Another Plaintiff Joins FGCU Lawsuit

Jun 6, 2008

There are now two plaintiffs charging that Florida Gulf Coast University (FGCU) retaliated against them when they spoke up about alleged gender inequities within the university’s athletic program.
 
Holly Vaughn, the former women’s golf coach at FGCU, has joined former women’s volleyball coach Jaye Flood in a complaint that rests upon Title IX. Vaughn and Flood are the only two female head coaches in FGCU’s history.
 
After a stint on the professional women’s golf tour where she was a finalist in the 1994 U.S. Women’s Open, Vaughn came to FGCU in 2000 and turned around the program, guiding it to a No. 3 ranking in NCAA Division II and earning accolades as the Atlantic Sun Conference “Coach of the Year.”
 
The lawsuit, amended to include Vaughn’s retaliation claim, claims she was repeatedly rebuffed by sports administrators when she pointed to discrepancies like inadequate facilities for female coaches.
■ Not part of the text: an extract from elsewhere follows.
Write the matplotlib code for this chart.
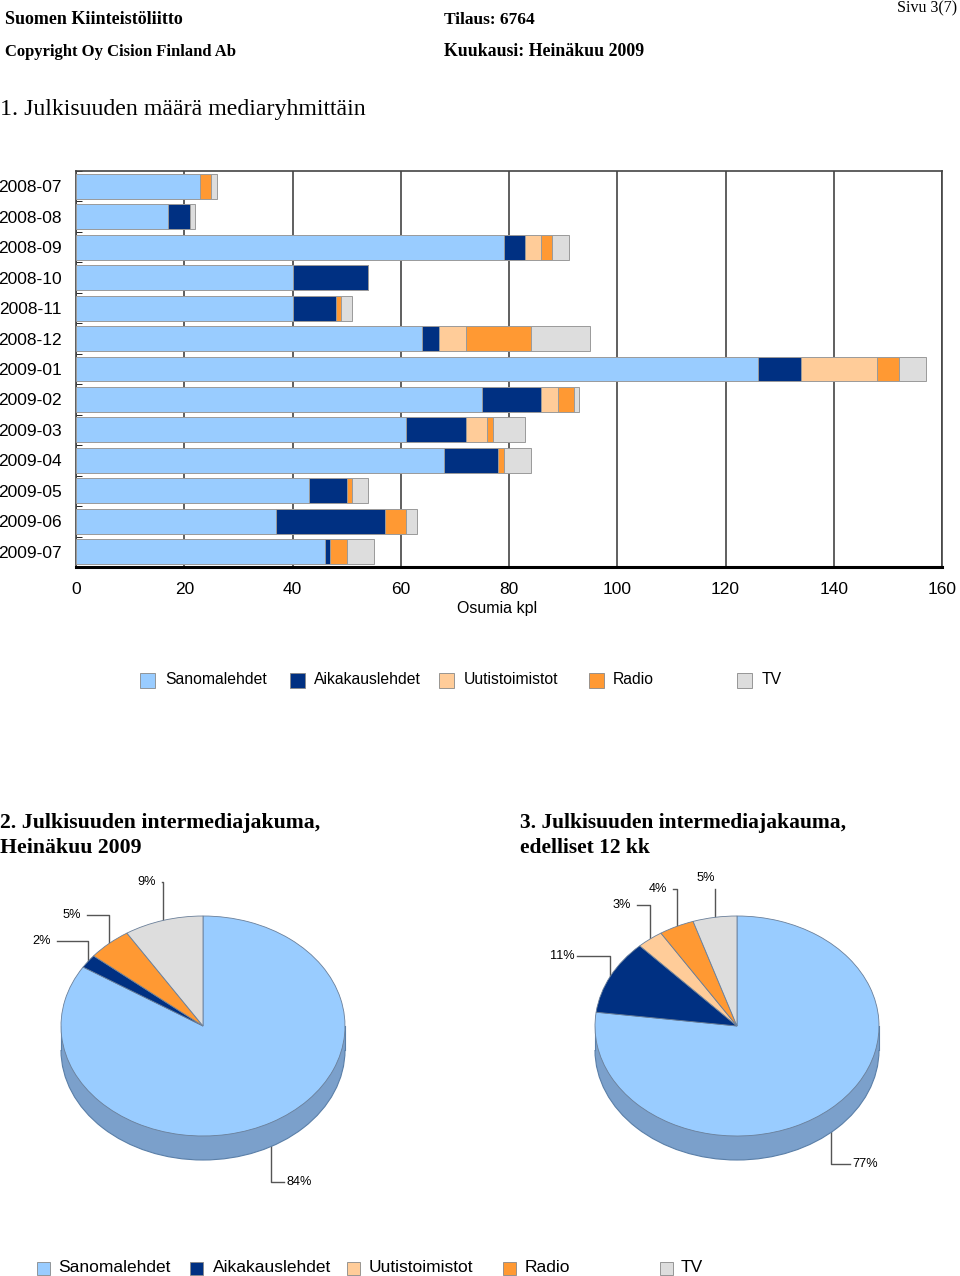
import numpy as np
import matplotlib
matplotlib.use('Agg')
import matplotlib.pyplot as plt
from matplotlib.patches import Rectangle, Ellipse, Arc

W, H = 960, 1276

months = ['2008-07', '2008-08', '2008-09', '2008-10', '2008-11', '2008-12', '2009-01',
          '2009-02', '2009-03', '2009-04', '2009-05', '2009-06', '2009-07']
sanomalehdet = [23, 17, 79, 40, 40, 64, 126, 75, 61, 68, 43, 37, 46]
aikakauslehdet = [0, 4, 4, 14, 8, 3, 8, 11, 11, 10, 7, 20, 1]
uutistoimistot = [0, 0, 3, 0, 0, 5, 14, 3, 4, 0, 0, 0, 0]
radio = [2, 0, 2, 0, 1, 12, 4, 3, 1, 1, 1, 4, 3]
tv = [1, 1, 3, 0, 2, 11, 5, 1, 6, 5, 3, 2, 5]

media = ['Sanomalehdet', 'Aikakauslehdet', 'Uutistoimistot', 'Radio', 'TV']
colors = ['#99ccff', '#003082', '#ffcc99', '#ff9933', '#dddddd']

pie_month = [84, 2, 0, 5, 9]      # Heinäkuu 2009, %
pie_12kk = [77, 11, 3, 4, 5]      # edelliset 12 kk, %

# label text positions (pixels) for the non-zero slices, in slice order
lab_month = [(299, 1182), (42, 941), (72, 915), (147, 882)]
lab_12kk = [(865, 1164), (562, 956), (622, 905), (658, 889), (706, 878)]

SANS = 'Liberation Sans'
SERIF = 'Liberation Serif'

fig = plt.figure(figsize=(W / 100, H / 100), dpi=100)


def px_axes(left, top, right, bottom):
    return fig.add_axes([left / W, 1 - bottom / H, (right - left) / W, (bottom - top) / H])


# ---- bar chart
ax = px_axes(76, 171, 942, 567)
series = [sanomalehdet, aikakauslehdet, uutistoimistot, radio, tv]
y = np.arange(len(months))
left = np.zeros(len(months))
for name, vals, c in zip(media, series, colors):
    ax.barh(y, vals, left=left, height=0.82, color=c, edgecolor='#9a9a9a',
            linewidth=0.7, label=name, zorder=3)
    left += np.array(vals)

ax.set_xlim(0, 160)
ax.set_ylim(12.5, -0.5)
ax.set_xticks(np.arange(0, 161, 20))
ax.set_yticks(y)
ax.set_yticklabels(months)
ax.set_yticks(np.arange(-0.5, 13, 1), minor=True)
ax.tick_params(axis='y', which='major', length=0, pad=10, labelsize=12.5)
ax.tick_params(axis='y', which='minor', direction='in', length=4, color='black')
ax.tick_params(axis='x', length=0, pad=11, labelsize=12.5)
for lbl in ax.get_xticklabels() + ax.get_yticklabels():
    lbl.set_fontfamily(SANS)
ax.xaxis.grid(True, color='#444444', linewidth=1.2, zorder=0)
ax.set_axisbelow(True)
for s in ['top', 'right', 'left']:
    ax.spines[s].set_color('#444444')
    ax.spines[s].set_linewidth(1.2)
ax.spines['bottom'].set_linewidth(2.2)
ax.set_xlabel('Osumia kpl', fontsize=11.5, family=SANS, labelpad=4)
ax.xaxis.set_label_coords((497 - 76) / 866, -0.085)

# ---- pies
RX, RY, DEPTH = 142, 110, 24


def draw_pie(cx, cy, values):
    d = DEPTH / RY
    a = px_axes(cx - 1.05 * RX, cy - 1.05 * RY, cx + 1.05 * RX, cy + RY + DEPTH + 0.05 * RY)
    a.add_patch(Ellipse((0, -d), 2, 2, facecolor='#7ba0cb', edgecolor='none', zorder=1))
    a.add_patch(Rectangle((-1, -d), 2, d, facecolor='#7ba0cb', edgecolor='none', zorder=1))
    a.add_patch(Arc((0, -d), 2, 2, theta1=180, theta2=360, color='#5a7fa8', lw=0.8, zorder=2))
    a.plot([-1, -1], [0, -d], color='#5a7fa8', lw=0.8, zorder=2)
    a.plot([1, 1], [0, -d], color='#5a7fa8', lw=0.8, zorder=2)
    vals = [v for v in values if v > 0]
    cols = [c for v, c in zip(values, colors) if v > 0]
    wedges, _ = a.pie(vals, colors=cols, startangle=90, counterclock=False, radius=1,
                      wedgeprops=dict(edgecolor='#6a7f99', linewidth=0.6, zorder=3))
    a.set_aspect('auto')
    a.set_xlim(-1.05, 1.05)
    a.set_ylim(-1 - d - 0.05, 1.05)
    a.axis('off')
    return vals, wedges


ov = fig.add_axes([0, 0, 1, 1], facecolor='none')
ov.set_xlim(0, W)
ov.set_ylim(H, 0)
ov.axis('off')


def leader_labels(cx, cy, vals, labels):
    total = float(sum(vals))
    start = 90.0
    for v, (tx, ty) in zip(vals, labels):
        mid = np.radians(start - 360 * v / total / 2)
        start -= 360 * v / total
        px = cx + RX * np.cos(mid)
        py = cy - RY * np.sin(mid)
        if abs(tx - px) < 15:
            ov.plot([px, px], [py, ty + 11], color='#555555', lw=1)
        else:
            ex = tx - 15 if tx > px else tx + 15
            ov.plot([px, px, ex], [py, ty, ty], color='#555555', lw=1)
        ov.text(tx, ty, '%d%%' % round(100 * v / total), ha='center', va='center',
                fontsize=9.2, family=SANS)


v1, _ = draw_pie(203, 1026, pie_month)
v2, _ = draw_pie(737, 1026, pie_12kk)
leader_labels(203, 1026, v1, lab_month)
leader_labels(737, 1026, v2, lab_12kk)

# ---- legends
def legend_row(xs, yc, size, fs):
    for (sx, tx), name, c in zip(xs, media, colors):
        ov.add_patch(Rectangle((sx, yc - size / 2), size, size, facecolor=c,
                               edgecolor='#888888', linewidth=0.6))
        ov.text(tx, yc, name, ha='left', va='center', fontsize=fs, family=SANS)


legend_row([(140, 165), (290, 314), (439, 464), (589, 613), (737, 762)], 680, 15, 11.3)
legend_row([(37, 58), (190, 213), (347, 369), (503, 525), (660, 681)], 1268, 13, 12.5)

# ---- page texts
ov.text(5, 20, 'Suomen Kiinteistöliitto', fontsize=13, weight='bold', family=SERIF, va='center')
ov.text(5, 52, 'Copyright Oy Cision Finland Ab', fontsize=12, weight='bold', family=SERIF, va='center')
ov.text(444, 20, 'Tilaus: 6764', fontsize=12.5, weight='bold', family=SERIF, va='center')
ov.text(444, 52, 'Kuukausi: Heinäkuu 2009', fontsize=12.8, weight='bold', family=SERIF, va='center')
ov.text(957, 8, 'Sivu 3(7)', fontsize=11.5, family=SERIF, va='center', ha='right')
ov.text(0, 110, '1. Julkisuuden määrä mediaryhmittäin', fontsize=17.2, family=SERIF, va='center')
ov.text(0, 823, '2. Julkisuuden intermediajakuma,', fontsize=15.7, weight='bold', family=SERIF, va='center')
ov.text(0, 848, 'Heinäkuu 2009', fontsize=15.7, weight='bold', family=SERIF, va='center')
ov.text(520, 823, '3. Julkisuuden intermediajakauma,', fontsize=15.5, weight='bold', family=SERIF, va='center')
ov.text(520, 848, 'edelliset 12 kk', fontsize=15.5, weight='bold', family=SERIF, va='center')

fig.savefig('out.png', dpi=100)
Once, the suit says, Athletic Director Carl McAloose responded to her gender equity questions by saying, “If you don’t like it here, you can get the hell out.”
 
The suit further alleges that things grew far worse for Vaughn and Flood after they, along with the two female assistant coaches at FGCU, provided information for a letter to FGCU’s president discussing gender inequities in the school’s athletic department. Both head coaches, the suit alleges, were then subjected to demonstrably false performance appraisals.
 
Other accusations included:
 
• Vaughn was not permitted to select her own assistant coach.
 
• Vaughn was directed to move her office out of Alico Arena and into an outdoor trailer, becoming the only head coach to have an office in the trailer, which she shared with the assistant men’s golf coach, the academic advisor and the construction crew making improvements on the facilities.
 
• Except for one tournament in 2003, FGCU administrators did not attend women’s golf team events or competitions leaving Vaughn and her female student-athletes “unappreciated and undervalued.”
 
FGCU’s former General Counsel Wendy Morris sued the university earlier this spring, charging that it retaliated against her after she refused to go along with the Athletic Director’s plan to oust Flood as well as expressed concerns about possible gender discrimination and retaliation in the athletic department.
 
Morris was placed on administrative leave in June 2007, and was given notice a month later that her contract would not be renewed when it expired.